Warrington's Chemistry of the farm, Liebig's Laws of Husbandry, Bousingault's Rural Economy, and Papers of Lawes and Gilbert.

Clearly, under McBryde, the major sources of the German, French, and British literature on the subject of agricultural chemistry were made available to the students.

It should be recalled that the idea of using public funds to support agricultural chemical research through experiment stations originated in Germany and Professor Justis Von Liebig, the father of agricultural chemistry, was a strong supporter of this approach to solving agricultural problems. Thus, before the U.S. established the experiment station system in 1887 (Hatch Act of U.S. Congress) the U.S. schools of agriculture had to rely heavily upon the European literature for instructional purposes.

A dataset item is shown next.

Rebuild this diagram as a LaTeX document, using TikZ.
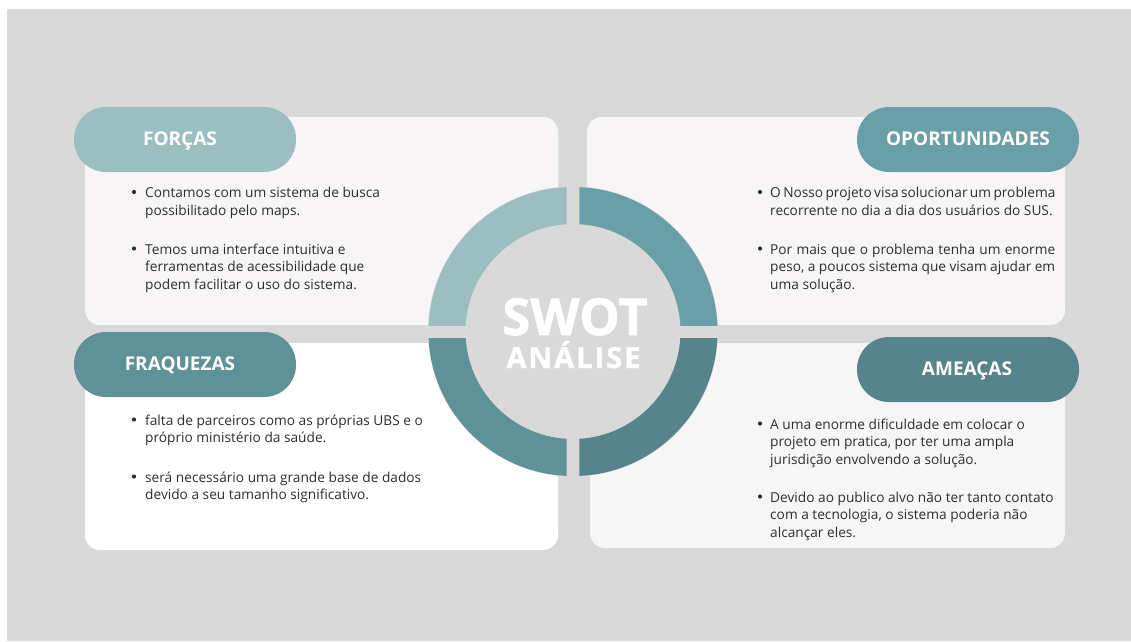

President McBryde's recognized accomplishments in agricultural chemistry are further evident from the assignments he was called upon to fill. Although he did not publish any paper or conduct research while director of the experiment station and as head of Agricultural Chemistry, he was invited by the State Board of Agriculture to present a scholarly report. In 1893, when the state legislature had empowered the Board to make arrangements with the VMAC for the analysis of soil and minerals samples, President McBryde was invited to address the annual meeting on the subject of "A brief review of the doctrine of Manure." The paper he presented was, by order of the Board, published in the 1893 Annual Report of the Commissioner of Agriculture of Virginia. The paper was most scholarly in the sense that it critiqued the published investigations of the prominent European scientists of the time as to their views on the value of manure for maintaining soil conditioning and fertility.